When the company leaves the regime the property rental
business of C (tax-exempt) is treated as ceasing on the last day
the regime applies to it. The assets that were involved in C
(tax-exempt)’s business are treated as though they had been
disposed of and reacquired by C (post-cessation)'s business
(section 131(2) FA 2006).
An asset is ‘involved in the business’ for this
purpose if it would be a property involved in the business for the
purposes of the Tax-exempt business Conditions in section 107
– see
GREIT02025.
The deemed disposal of assets takes place at market value, which
takes the same meaning as it does for TCGA purposes (section 142(e)
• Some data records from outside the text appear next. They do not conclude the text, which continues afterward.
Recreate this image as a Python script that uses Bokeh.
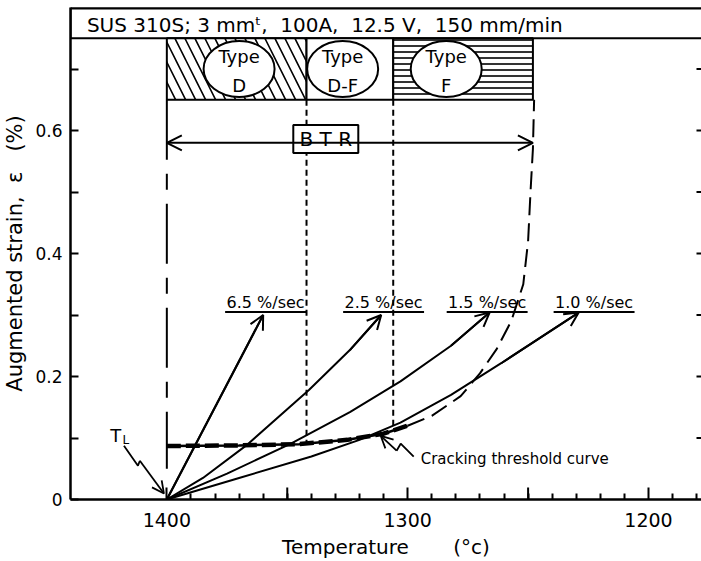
import numpy as np
from bokeh.plotting import figure
from bokeh.models import Range1d, FixedTicker, Arrow, OpenHead
from bokeh.embed import file_html
from bokeh.resources import INLINE
from bokeh.core.properties import value

FONT = "DejaVu Sans"

# ---------------- data ----------------
header_text = "SUS 310S; 3 mm\u1d57,\u00a0\u00a0100A,\u00a0\u00a012.5 V,\u00a0\u00a0150 mm/min"

zone_names = ["D", "D-F", "F"]
zone_left = [1400, 1342, 1306]
zone_right = [1342, 1306, 1248]
zone_center = [1370, 1327, 1284]
zone_bottom = 0.65
zone_top = 0.75

btr_left = 1400
btr_right = 1248
btr_strain = 0.58
btr_label_T = 1334

threshold_T = [1400, 1370, 1345, 1325, 1310, 1300, 1290, 1278, 1270, 1263,
               1257, 1252, 1250, 1249, 1248, 1247.5]
threshold_strain = [0.087, 0.088, 0.090, 0.097, 0.107, 0.120, 0.136, 0.168,
                    0.205, 0.245, 0.290, 0.350, 0.420, 0.500, 0.570, 0.650]

rate_labels = ["6.5 %/sec", "2.5 %/sec", "1.5 %/sec", "1.0 %/sec"]
rate_T = [
    [1400, 1360],
    [1400, 1385, 1367, 1341, 1324, 1311],
    [1400, 1375, 1348.5, 1324, 1303, 1282, 1266],
    [1400, 1370, 1340, 1320, 1303, 1282, 1261, 1229],
]
rate_strain = [
    [0.0, 0.30],
    [0.0, 0.035, 0.088, 0.178, 0.243, 0.300],
    [0.0, 0.042, 0.091, 0.142, 0.192, 0.250, 0.304],
    [0.0, 0.035, 0.070, 0.097, 0.125, 0.170, 0.222, 0.304],
]
rate_label_T = [1359, 1310, 1267, 1222.6]

x_major = [1400, 1300, 1200]
x_mid = [1350, 1250]
x_minor = [t for t in range(1390, 1175, -10) if t not in x_major]
y_major = [0, 0.2, 0.4, 0.6]
y_minor = [0.1, 0.3, 0.5, 0.7]
y_major_labels = ["0", "0.2", "0.4", "0.6"]

X_LEFT, X_RIGHT = 1440, 1178
Y_BOTTOM, Y_TOP = 0.0, 0.8

# ---------------- figure ----------------
p = figure(width=701, height=561, x_range=Range1d(X_LEFT, X_RIGHT), y_range=Range1d(Y_BOTTOM, Y_TOP),
           output_backend="svg", toolbar_location=None,
           min_border_top=7, min_border_right=0, min_border_left=70, min_border_bottom=60)
p.outline_line_color = None
p.xgrid.visible = False
p.ygrid.visible = False
p.background_fill_color = "white"
p.border_fill_color = "white"

# x axis
xa = p.xaxis[0]
xa.ticker = FixedTicker(ticks=x_major, minor_ticks=x_minor)
xa.major_tick_in = 12
xa.major_tick_out = 0
xa.minor_tick_in = 6
xa.minor_tick_out = 0
xa.axis_line_width = 2.5
xa.axis_line_color = "black"
xa.major_tick_line_width = 2
xa.minor_tick_line_width = 2
xa.major_tick_line_color = "black"
xa.minor_tick_line_color = "black"
xa.major_label_text_font = FONT
xa.major_label_text_font_size = "19px"
xa.major_label_text_color = "black"
xa.major_label_standoff = 13
xa.axis_label = "Temperature" + "\u00a0" * 7 + "(\u00b0c)"
xa.axis_label_text_font = FONT
xa.axis_label_text_font_size = "20px"
xa.axis_label_text_font_style = "normal"
xa.axis_label_text_color = "black"
xa.axis_label_standoff = 5

# taller ticks at 1350 and 1250
p.segment(x0=x_mid, x1=x_mid, y0=[0] * len(x_mid), y1=[12 / 617.5] * len(x_mid),
          line_color="black", line_width=2)

# y axis
ya = p.yaxis[0]
ya.ticker = FixedTicker(ticks=y_major, minor_ticks=y_minor)
ya.major_label_overrides = {t: l for t, l in zip(y_major, y_major_labels)}
ya.major_tick_in = 8
ya.major_tick_out = 0
ya.minor_tick_in = 8
ya.minor_tick_out = 0
ya.axis_line_width = 2.5
ya.axis_line_color = "black"
ya.major_tick_line_width = 2
ya.minor_tick_line_width = 2
ya.major_tick_line_color = "black"
ya.minor_tick_line_color = "black"
ya.major_label_text_font = FONT
ya.major_label_text_font_size = "17px"
ya.major_label_text_color = "black"
ya.major_label_standoff = 8
ya.axis_label = "Augmented strain,\u00a0\u00a0\u03b5\u00a0\u00a0\u00a0(%)"
ya.axis_label_text_font = FONT
ya.axis_label_text_font_size = "21px"
ya.axis_label_text_font_style = "normal"
ya.axis_label_text_color = "black"
ya.axis_label_standoff = 5

# right-edge inward ticks
right_ticks = sorted(y_major[1:] + y_minor)
p.segment(x0=[X_RIGHT] * len(right_ticks), x1=[X_RIGHT + 5 / 2.41] * len(right_ticks),
          y0=right_ticks, y1=right_ticks, line_color="black", line_width=2)

# header box
p.quad(left=[X_LEFT], right=[X_RIGHT - 10], bottom=[zone_top], top=[Y_TOP],
       fill_color="white", line_color="black", line_width=2)
p.segment(x0=[X_LEFT], x1=[X_RIGHT], y0=[Y_TOP], y1=[Y_TOP], line_color="black", line_width=4)
p.text(x=[1433.2], y=[0.771], text=[header_text], text_font=value(FONT),
       text_font_size="20px", text_align="left", text_baseline="middle", text_color="black")

# zone boxes
hatches = ["\\", "blank", "-"]
scales = [20, 6, 6]
for l, r, h, s in zip(zone_left, zone_right, hatches, scales):
    p.quad(left=[l], right=[r], bottom=[zone_bottom], top=[zone_top],
           fill_color="white", line_color="black", line_width=2,
           hatch_pattern=h, hatch_scale=s, hatch_weight=1.6, hatch_color="black")
zone_mid = (zone_bottom + zone_top) / 2
p.ellipse(x=zone_center, y=[zone_mid] * 3, width=71, height=56,
          width_units="screen", height_units="screen",
          fill_color="white", line_color="black", line_width=2)
p.text(x=zone_center, y=[zone_mid + 0.021] * 3, text=["Type"] * 3, text_font=value(FONT),
       text_font_size="18px", text_align="center", text_baseline="middle", text_color="black")
p.text(x=zone_center, y=[zone_mid - 0.027] * 3, text=zone_names, text_font=value(FONT),
       text_font_size="18px", text_align="center", text_baseline="middle", text_color="black")

# vertical guide lines
p.line(x=[btr_left, btr_left], y=[zone_bottom, 0.05], line_color="black", line_width=2,
       line_dash="60 14 16 14")
thr_T_asc = threshold_T[::-1]
thr_s_asc = threshold_strain[::-1]
for t in zone_left[1:]:
    y_end = float(np.interp(t, thr_T_asc, thr_s_asc))
    p.line(x=[t, t], y=[zone_bottom, y_end], line_color="black", line_width=2, line_dash="6 4")

# BTR arrow
p.add_layout(Arrow(start=OpenHead(size=15, line_width=2), end=OpenHead(size=15, line_width=2),
                   x_start=btr_left, y_start=btr_strain, x_end=btr_right, y_end=btr_strain,
                   line_width=2))
p.rect(x=[btr_label_T], y=[0.586], width=65, height=28, width_units="screen", height_units="screen",
       fill_color="white", line_color="black", line_width=2)
p.text(x=[btr_label_T], y=[0.586], text=["B T R"], text_font=value(FONT), text_font_size="20px",
       text_align="center", text_baseline="middle", text_color="black")

# cracking threshold curve
thr_T = np.array(threshold_T)
thr_s = np.array(threshold_strain)
thick = thr_T >= 1300
thin = thr_T <= 1300
p.line(x=thr_T[thick], y=thr_s[thick], line_color="black", line_width=2.5)
p.line(x=thr_T[thick], y=thr_s[thick], line_color="black", line_width=4.5, line_dash="14 5")
p.line(x=thr_T[thin], y=thr_s[thin], line_color="black", line_width=2, line_dash="18 8")

# strain-rate curves
for T, s in zip(rate_T, rate_strain):
    p.line(x=T, y=s, line_color="black", line_width=2)
    p.add_layout(Arrow(end=OpenHead(size=14, line_width=2), x_start=T[-2], y_start=s[-2],
                       x_end=T[-1], y_end=s[-1], line_width=2))

# rate labels with underline
p.text(x=rate_label_T, y=[0.321] * 4, text=rate_labels, text_font=value(FONT),
       text_font_size="16px", text_align="center", text_baseline="middle", text_color="black")
p.segment(x0=[t + 16.8 for t in rate_label_T], x1=[t - 16.8 for t in rate_label_T],
          y0=[0.305] * 4, y1=[0.305] * 4, line_color="black", line_width=2)

# T_L pointer
p.line(x=[1417.8, 1412.0, 1411.2], y=[0.0875, 0.055, 0.063], line_color="black", line_width=1.8)
p.add_layout(Arrow(end=OpenHead(size=12, line_width=1.8), x_start=1411.2, y_start=0.063,
                   x_end=1401.2, y_end=0.0097, line_width=1.8))
p.text(x=[1421.2], y=[0.1045], text=["T"], text_font=value(FONT), text_font_size="18px",
       text_align="center", text_baseline="middle", text_color="black")
p.text(x=[1417.0], y=[0.096], text=["L"], text_font=value(FONT), text_font_size="12px",
       text_align="center", text_baseline="middle", text_color="black")

# cracking threshold pointer
p.line(x=[1297.5, 1302.9, 1304.6], y=[0.0696, 0.0907, 0.0794], line_color="black", line_width=1.8)
p.add_layout(Arrow(end=OpenHead(size=12, line_width=1.8), x_start=1304.6, y_start=0.0794,
                   x_end=1311.2, y_end=0.1036, line_width=1.8))
p.text(x=[1294.6], y=[0.0664], text=["Cracking threshold curve"], text_font=value(FONT),
       text_font_size="15px", text_align="left", text_baseline="middle", text_color="black")

open("out.html", "w").write(file_html(p, INLINE))
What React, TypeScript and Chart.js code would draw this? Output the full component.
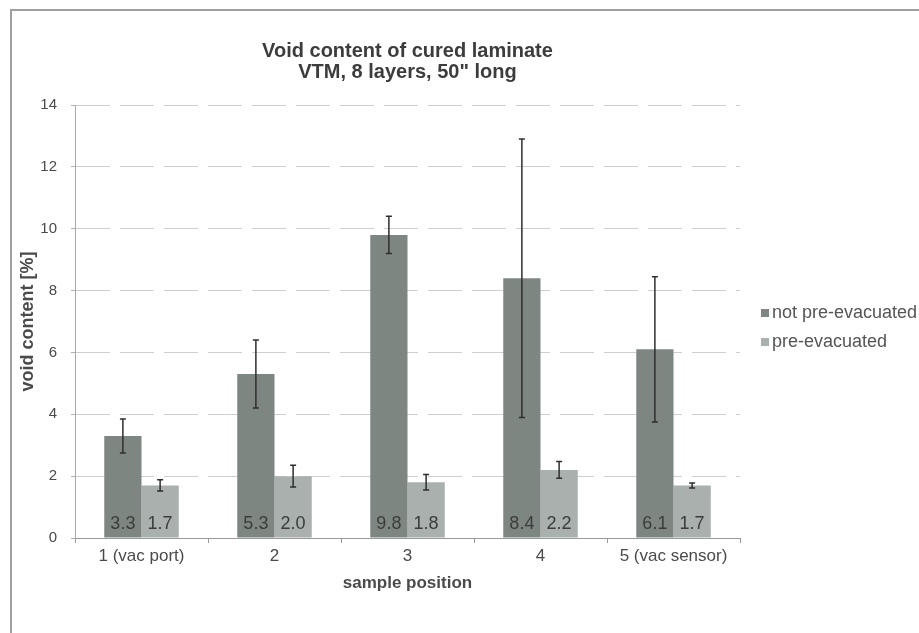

FA 2006). This is the price that the assets might reasonably be
expected to fetch on a sale in the open market with a willing buyer
and seller negotiating on the basis of full information (see
CGM16330).
If the deemed sale and reacquisition would result in a gain
for C (tax-exempt), this is not treated as a chargeable gain for
TCGA purposes because the exemption from tax on capital gains in
section 124 FA 2006 (section 111(7) FA 2006) applies to gains on
these disposals. If the result is a loss, that loss is not
allowable for TCGA purposes.
Companies that are in the regime have to be stock
exchange-listed. This means that UK listed companies will be
following RICS (Royal Institute of Chartered Surveyors) guidelines
in valuing the properties on their books, and valuations will
therefore be professional and recent. As a rule of thumb, values
shown in the published accounts should be a reliable starting point
for determining market value for this purpose. For guidance on
valuing property, see CGM74000.
This deemed sale and reacquisition effectively sets a new
base cost for capital purposes going forward. For interactions of
cessation provisions and capital gains claims and elections that
can be made, see
GREIT05050 onwards.
For capital allowance purposes, the transfer takes place at tax
written-down value such that no balancing charges or allowances
arise to C (tax-exempt). The effect of this is that C (post-
cessation) property business takes over the capital allowance
position of C (tax-exempt)'s business.
For interactions of cessation provisions and capital
allowances claims and elections that can be made, see
GREIT04010.
The extent to which property held via partnerships etc is treated as sold and reacquired at cessation will depend on the nature of the entity through which it is held. For more information on this, see GREIT03030.
Analogous rules apply to the assets held by members of a group when it leaves the regime and to assets held by a company that leaves a Group REIT – see GREIT11320 for details.